What it means
Worshipping physical idols is pointless because they have no power to grant anything or help anyone. Praying to carved stone is as futile as churning plain water and expecting butter to form. The idols themselves cannot even stay afloat when placed in water, so they certainly cannot rescue people from the turbulent sea of worldly suffering. Trust and devotion should go toward something real, not lifeless objects.
Relevance to Guru Nanak
Guru Nanak founded Sikhism on radical monotheism, rejecting idol worship, ritualism, and priestly mediation. He taught devotion to one formless God (Ik Onkar) accessed through honest work, remembrance of the Name, and sharing with others.

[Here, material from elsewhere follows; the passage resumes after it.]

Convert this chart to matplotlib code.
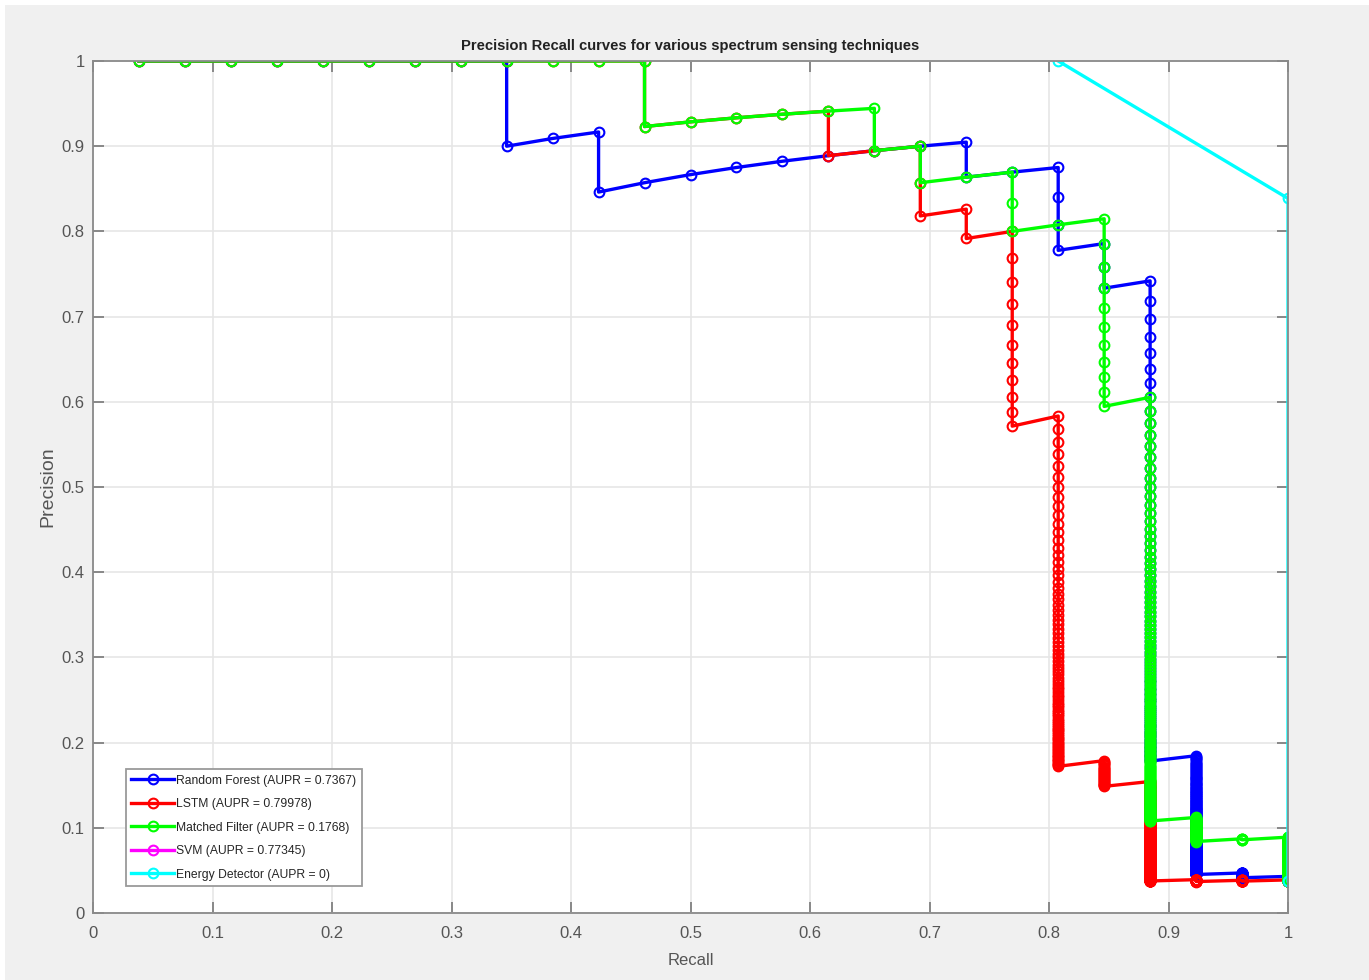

His travels across India, Tibet, and Arabia were spent challenging empty rituals in both Hindu temples and Muslim shrines, insisting true worship is internal and that carved images distract seekers from direct connection with the Divine.
The era
In early-modern 15th–16th century Punjab, Hindu temple idol worship and elaborate Brahminical rituals dominated daily life, while Islamic rule under the Lodhis and early Mughals added its own orthodoxy. Caste hierarchy and priestly gatekeeping kept ordinary people dependent on intermediaries. Guru Nanak's era was ripe for the Bhakti and Sant reform movements, which rejected image worship and ritual in favor of personal, egalitarian devotion — a revolutionary stance in a deeply stratified religious landscape.